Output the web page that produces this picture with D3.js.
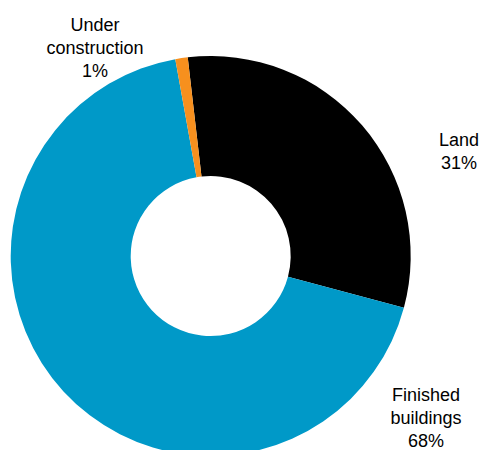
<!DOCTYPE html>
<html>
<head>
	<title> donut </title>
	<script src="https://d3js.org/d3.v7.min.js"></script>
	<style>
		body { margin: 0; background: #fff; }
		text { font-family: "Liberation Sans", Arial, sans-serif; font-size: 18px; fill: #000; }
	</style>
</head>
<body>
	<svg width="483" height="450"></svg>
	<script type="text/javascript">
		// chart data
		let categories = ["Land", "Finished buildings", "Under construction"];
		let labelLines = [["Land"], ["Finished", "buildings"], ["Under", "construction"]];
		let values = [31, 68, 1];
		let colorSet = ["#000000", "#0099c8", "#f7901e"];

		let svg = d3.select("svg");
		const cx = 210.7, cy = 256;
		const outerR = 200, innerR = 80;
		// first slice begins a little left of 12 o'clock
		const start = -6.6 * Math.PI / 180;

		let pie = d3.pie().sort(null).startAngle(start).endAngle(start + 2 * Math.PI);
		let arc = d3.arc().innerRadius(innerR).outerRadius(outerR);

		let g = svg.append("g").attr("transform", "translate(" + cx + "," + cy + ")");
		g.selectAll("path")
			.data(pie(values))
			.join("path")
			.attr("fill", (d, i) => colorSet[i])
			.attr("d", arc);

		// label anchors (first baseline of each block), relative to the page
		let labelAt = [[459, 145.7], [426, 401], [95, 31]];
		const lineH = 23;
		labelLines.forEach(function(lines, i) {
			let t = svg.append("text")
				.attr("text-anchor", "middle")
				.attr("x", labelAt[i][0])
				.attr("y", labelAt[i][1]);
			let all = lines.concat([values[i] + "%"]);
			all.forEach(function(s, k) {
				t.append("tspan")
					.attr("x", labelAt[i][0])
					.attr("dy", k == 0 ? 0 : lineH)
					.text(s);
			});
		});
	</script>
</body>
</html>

Aim of the exercise: Print out the material word for word, omitting the pictures.

Right answer:
Output the web page that produces this picture with D3.js.
<!DOCTYPE html>
<html>
<head>
	<title> donut </title>
	<script src="https://d3js.org/d3.v7.min.js"></script>
	<style>
		body { margin: 0; background: #fff; }
		text { font-family: "Liberation Sans", Arial, sans-serif; font-size: 18px; fill: #000; }
	</style>
</head>
<body>
	<svg width="483" height="450"></svg>
	<script type="text/javascript">
		// chart data
		let categories = ["Land", "Finished buildings", "Under construction"];
		let labelLines = [["Land"], ["Finished", "buildings"], ["Under", "construction"]];
		let values = [31, 68, 1];
		let colorSet = ["#000000", "#0099c8", "#f7901e"];

		let svg = d3.select("svg");
		const cx = 210.7, cy = 256;
		const outerR = 200, innerR = 80;
		// first slice begins a little left of 12 o'clock
		const start = -6.6 * Math.PI / 180;

		let pie = d3.pie().sort(null).startAngle(start).endAngle(start + 2 * Math.PI);
		let arc = d3.arc().innerRadius(innerR).outerRadius(outerR);

		let g = svg.append("g").attr("transform", "translate(" + cx + "," + cy + ")");
		g.selectAll("path")
			.data(pie(values))
			.join("path")
			.attr("fill", (d, i) => colorSet[i])
			.attr("d", arc);

		// label anchors (first baseline of each block), relative to the page
		let labelAt = [[459, 145.7], [426, 401], [95, 31]];
		const lineH = 23;
		labelLines.forEach(function(lines, i) {
			let t = svg.append("text")
				.attr("text-anchor", "middle")
				.attr("x", labelAt[i][0])
				.attr("y", labelAt[i][1]);
			let all = lines.concat([values[i] + "%"]);
			all.forEach(function(s, k) {
				t.append("tspan")
					.attr("x", labelAt[i][0])
					.attr("dy", k == 0 ? 0 : lineH)
					.text(s);
			});
		});
	</script>
</body>
</html>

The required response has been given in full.